[Start Supplied material]

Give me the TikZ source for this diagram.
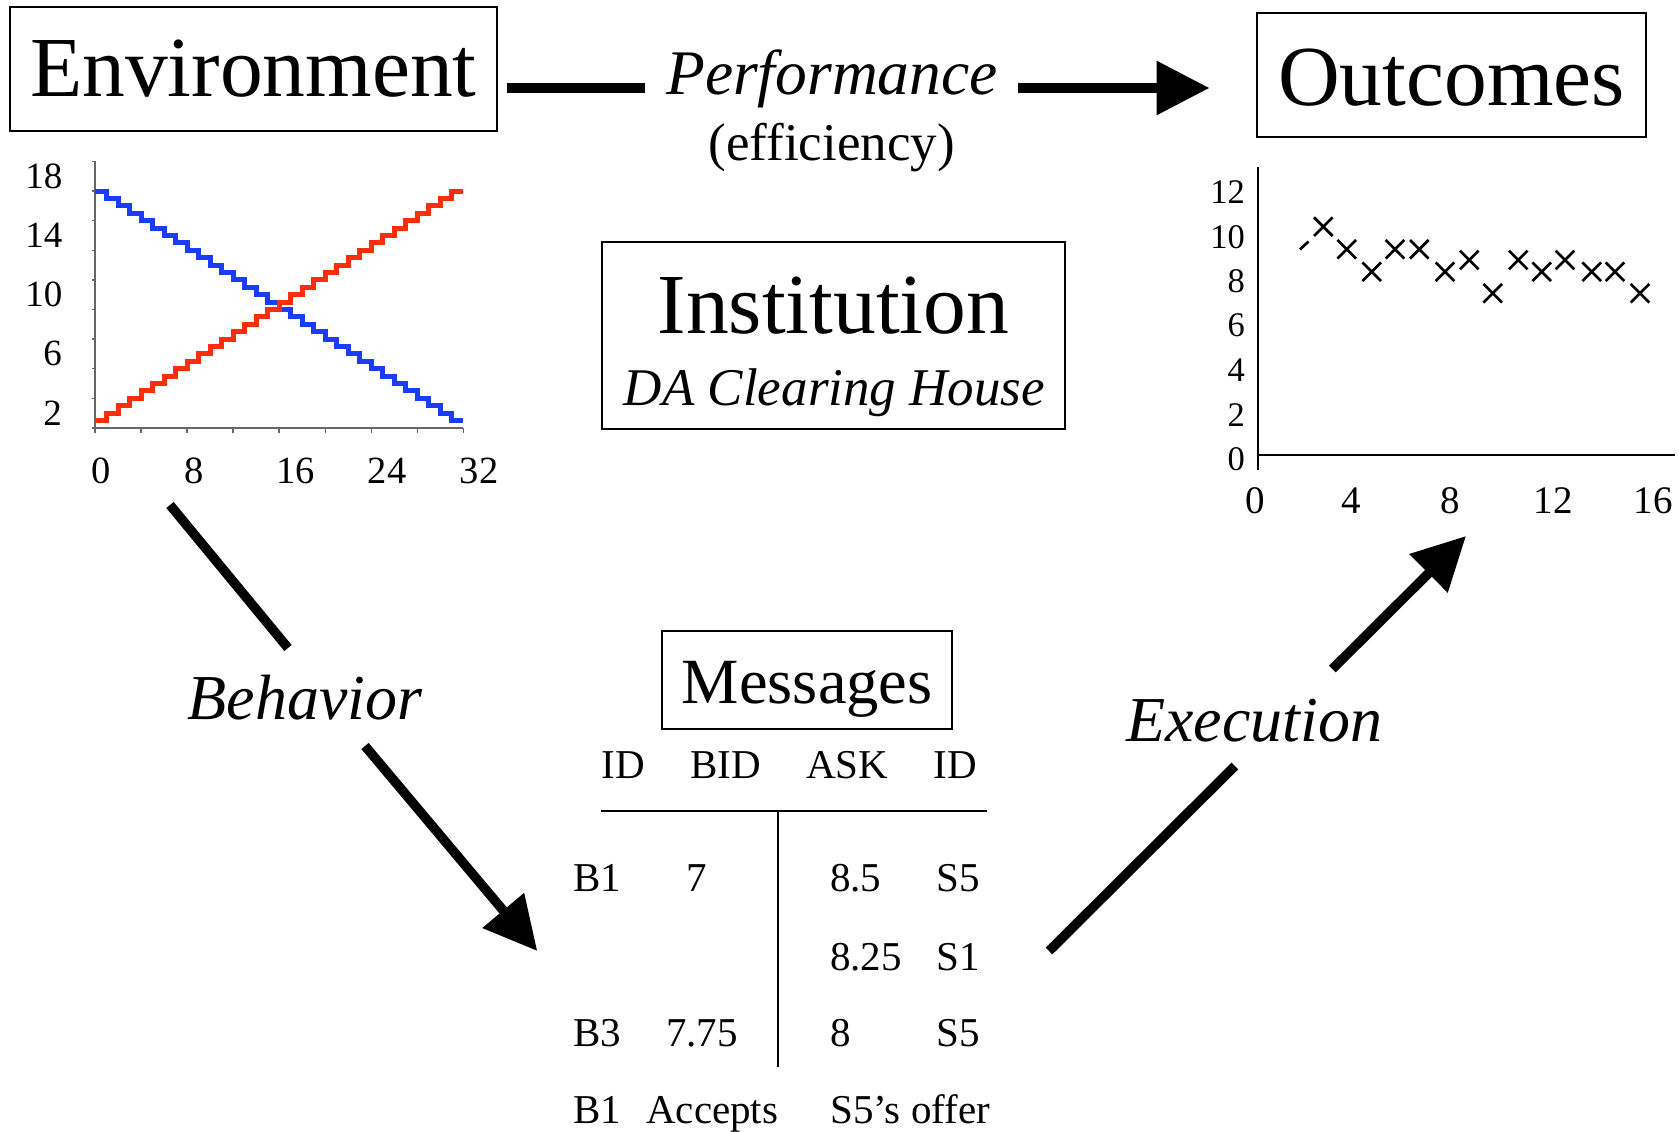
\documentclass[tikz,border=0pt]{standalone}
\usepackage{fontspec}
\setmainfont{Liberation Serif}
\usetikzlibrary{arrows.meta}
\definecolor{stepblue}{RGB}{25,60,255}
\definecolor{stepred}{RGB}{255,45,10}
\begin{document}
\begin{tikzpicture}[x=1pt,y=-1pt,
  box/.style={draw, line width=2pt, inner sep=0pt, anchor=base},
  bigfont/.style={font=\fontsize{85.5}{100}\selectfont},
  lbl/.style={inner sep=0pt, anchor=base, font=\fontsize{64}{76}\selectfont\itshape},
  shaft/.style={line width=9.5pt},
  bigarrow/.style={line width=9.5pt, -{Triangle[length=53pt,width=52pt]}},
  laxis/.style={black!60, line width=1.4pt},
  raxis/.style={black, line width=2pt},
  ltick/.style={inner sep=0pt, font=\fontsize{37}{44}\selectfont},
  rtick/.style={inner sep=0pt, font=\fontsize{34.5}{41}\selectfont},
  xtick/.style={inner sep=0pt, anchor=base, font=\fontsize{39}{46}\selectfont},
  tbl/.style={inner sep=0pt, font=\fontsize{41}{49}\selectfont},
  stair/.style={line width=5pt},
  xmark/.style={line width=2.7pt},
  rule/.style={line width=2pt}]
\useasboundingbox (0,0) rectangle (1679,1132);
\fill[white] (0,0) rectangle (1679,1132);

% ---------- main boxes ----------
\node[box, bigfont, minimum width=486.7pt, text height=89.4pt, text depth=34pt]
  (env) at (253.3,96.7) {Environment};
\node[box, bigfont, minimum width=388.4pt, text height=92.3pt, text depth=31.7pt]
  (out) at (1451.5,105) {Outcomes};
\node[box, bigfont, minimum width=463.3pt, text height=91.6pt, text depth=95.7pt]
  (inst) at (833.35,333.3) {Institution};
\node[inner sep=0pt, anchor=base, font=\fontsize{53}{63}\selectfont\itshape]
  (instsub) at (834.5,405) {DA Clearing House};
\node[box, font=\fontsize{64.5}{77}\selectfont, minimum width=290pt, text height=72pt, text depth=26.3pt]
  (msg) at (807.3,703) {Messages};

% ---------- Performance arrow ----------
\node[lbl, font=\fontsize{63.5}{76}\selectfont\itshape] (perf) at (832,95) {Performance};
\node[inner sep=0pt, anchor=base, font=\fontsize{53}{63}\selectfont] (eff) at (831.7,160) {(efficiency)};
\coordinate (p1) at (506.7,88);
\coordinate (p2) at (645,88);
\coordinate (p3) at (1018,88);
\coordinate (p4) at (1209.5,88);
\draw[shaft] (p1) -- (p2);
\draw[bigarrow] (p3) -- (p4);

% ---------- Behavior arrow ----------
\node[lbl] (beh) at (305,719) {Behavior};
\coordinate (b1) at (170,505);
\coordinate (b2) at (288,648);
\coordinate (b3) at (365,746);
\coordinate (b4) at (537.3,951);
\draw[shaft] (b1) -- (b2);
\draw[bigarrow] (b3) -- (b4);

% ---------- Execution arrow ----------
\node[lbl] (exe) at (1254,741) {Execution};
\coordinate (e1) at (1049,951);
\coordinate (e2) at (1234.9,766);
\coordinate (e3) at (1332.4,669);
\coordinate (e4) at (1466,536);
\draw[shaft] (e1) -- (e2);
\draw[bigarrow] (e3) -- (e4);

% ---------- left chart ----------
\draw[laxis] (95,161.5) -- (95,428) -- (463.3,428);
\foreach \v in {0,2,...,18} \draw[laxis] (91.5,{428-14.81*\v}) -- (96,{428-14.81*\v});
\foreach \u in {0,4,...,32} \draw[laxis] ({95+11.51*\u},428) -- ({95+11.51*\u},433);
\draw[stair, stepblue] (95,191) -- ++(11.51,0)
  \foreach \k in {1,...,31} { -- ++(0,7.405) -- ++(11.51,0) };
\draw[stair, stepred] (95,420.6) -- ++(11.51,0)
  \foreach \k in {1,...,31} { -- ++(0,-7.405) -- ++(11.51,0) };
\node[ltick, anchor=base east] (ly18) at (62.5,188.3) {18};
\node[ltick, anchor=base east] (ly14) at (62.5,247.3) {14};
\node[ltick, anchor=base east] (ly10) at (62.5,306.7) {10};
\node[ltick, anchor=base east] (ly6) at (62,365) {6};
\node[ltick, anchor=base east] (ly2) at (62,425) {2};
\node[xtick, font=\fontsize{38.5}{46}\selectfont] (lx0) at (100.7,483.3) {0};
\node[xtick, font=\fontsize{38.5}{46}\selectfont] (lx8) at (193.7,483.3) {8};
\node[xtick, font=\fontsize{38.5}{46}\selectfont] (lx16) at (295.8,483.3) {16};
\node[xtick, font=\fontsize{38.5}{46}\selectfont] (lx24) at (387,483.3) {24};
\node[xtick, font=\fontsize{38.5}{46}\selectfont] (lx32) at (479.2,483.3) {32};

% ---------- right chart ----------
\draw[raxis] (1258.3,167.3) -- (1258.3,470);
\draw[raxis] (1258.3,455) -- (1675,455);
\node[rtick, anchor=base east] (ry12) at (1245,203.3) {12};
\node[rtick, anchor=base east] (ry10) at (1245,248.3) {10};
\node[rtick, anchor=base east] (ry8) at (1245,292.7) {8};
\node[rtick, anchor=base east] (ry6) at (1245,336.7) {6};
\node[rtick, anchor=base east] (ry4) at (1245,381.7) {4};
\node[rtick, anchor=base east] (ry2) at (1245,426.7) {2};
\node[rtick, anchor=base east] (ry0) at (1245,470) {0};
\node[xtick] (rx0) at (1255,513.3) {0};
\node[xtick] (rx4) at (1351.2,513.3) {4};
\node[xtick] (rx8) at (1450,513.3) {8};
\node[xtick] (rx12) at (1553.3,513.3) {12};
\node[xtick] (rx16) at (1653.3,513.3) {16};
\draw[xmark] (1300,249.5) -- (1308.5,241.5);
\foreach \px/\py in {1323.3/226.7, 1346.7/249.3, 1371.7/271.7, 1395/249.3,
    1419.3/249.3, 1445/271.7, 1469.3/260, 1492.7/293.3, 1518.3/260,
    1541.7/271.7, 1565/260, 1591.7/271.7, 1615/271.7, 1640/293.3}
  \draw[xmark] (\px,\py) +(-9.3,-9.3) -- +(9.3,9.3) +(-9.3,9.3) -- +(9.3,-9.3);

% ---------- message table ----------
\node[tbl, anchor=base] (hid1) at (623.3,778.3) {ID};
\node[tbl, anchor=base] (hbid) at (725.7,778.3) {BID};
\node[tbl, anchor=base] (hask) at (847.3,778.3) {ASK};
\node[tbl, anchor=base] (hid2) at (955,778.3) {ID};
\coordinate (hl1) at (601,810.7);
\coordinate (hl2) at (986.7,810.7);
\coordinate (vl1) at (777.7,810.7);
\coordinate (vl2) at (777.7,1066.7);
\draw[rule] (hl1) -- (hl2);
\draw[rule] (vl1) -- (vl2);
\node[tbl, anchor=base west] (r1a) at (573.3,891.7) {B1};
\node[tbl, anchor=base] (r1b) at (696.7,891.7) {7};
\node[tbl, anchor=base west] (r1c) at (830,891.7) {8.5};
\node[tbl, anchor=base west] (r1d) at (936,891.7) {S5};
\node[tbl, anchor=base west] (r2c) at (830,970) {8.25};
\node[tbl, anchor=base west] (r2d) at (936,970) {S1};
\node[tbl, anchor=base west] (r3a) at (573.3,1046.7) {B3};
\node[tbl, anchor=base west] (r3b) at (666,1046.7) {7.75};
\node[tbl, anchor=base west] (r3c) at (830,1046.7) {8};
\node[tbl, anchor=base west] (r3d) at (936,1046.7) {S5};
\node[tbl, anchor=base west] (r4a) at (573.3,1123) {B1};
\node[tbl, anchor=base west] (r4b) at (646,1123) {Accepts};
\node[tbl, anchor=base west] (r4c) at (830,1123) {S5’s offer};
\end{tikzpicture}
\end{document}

[End Supplied material]

§ **Problem to work on**: Reproduce the data above word for word from its first line through the line that holds "(msg) at (807.3,703)", both ends included; skip pictures.

§ **Response**:
Give me the TikZ source for this diagram.
\documentclass[tikz,border=0pt]{standalone}
\usepackage{fontspec}
\setmainfont{Liberation Serif}
\usetikzlibrary{arrows.meta}
\definecolor{stepblue}{RGB}{25,60,255}
\definecolor{stepred}{RGB}{255,45,10}
\begin{document}
\begin{tikzpicture}[x=1pt,y=-1pt,
  box/.style={draw, line width=2pt, inner sep=0pt, anchor=base},
  bigfont/.style={font=\fontsize{85.5}{100}\selectfont},
  lbl/.style={inner sep=0pt, anchor=base, font=\fontsize{64}{76}\selectfont\itshape},
  shaft/.style={line width=9.5pt},
  bigarrow/.style={line width=9.5pt, -{Triangle[length=53pt,width=52pt]}},
  laxis/.style={black!60, line width=1.4pt},
  raxis/.style={black, line width=2pt},
  ltick/.style={inner sep=0pt, font=\fontsize{37}{44}\selectfont},
  rtick/.style={inner sep=0pt, font=\fontsize{34.5}{41}\selectfont},
  xtick/.style={inner sep=0pt, anchor=base, font=\fontsize{39}{46}\selectfont},
  tbl/.style={inner sep=0pt, font=\fontsize{41}{49}\selectfont},
  stair/.style={line width=5pt},
  xmark/.style={line width=2.7pt},
  rule/.style={line width=2pt}]
\useasboundingbox (0,0) rectangle (1679,1132);
\fill[white] (0,0) rectangle (1679,1132);

% ---------- main boxes ----------
\node[box, bigfont, minimum width=486.7pt, text height=89.4pt, text depth=34pt]
  (env) at (253.3,96.7) {Environment};
\node[box, bigfont, minimum width=388.4pt, text height=92.3pt, text depth=31.7pt]
  (out) at (1451.5,105) {Outcomes};
\node[box, bigfont, minimum width=463.3pt, text height=91.6pt, text depth=95.7pt]
  (inst) at (833.35,333.3) {Institution};
\node[inner sep=0pt, anchor=base, font=\fontsize{53}{63}\selectfont\itshape]
  (instsub) at (834.5,405) {DA Clearing House};
\node[box, font=\fontsize{64.5}{77}\selectfont, minimum width=290pt, text height=72pt, text depth=26.3pt]
  (msg) at (807.3,703) {Messages};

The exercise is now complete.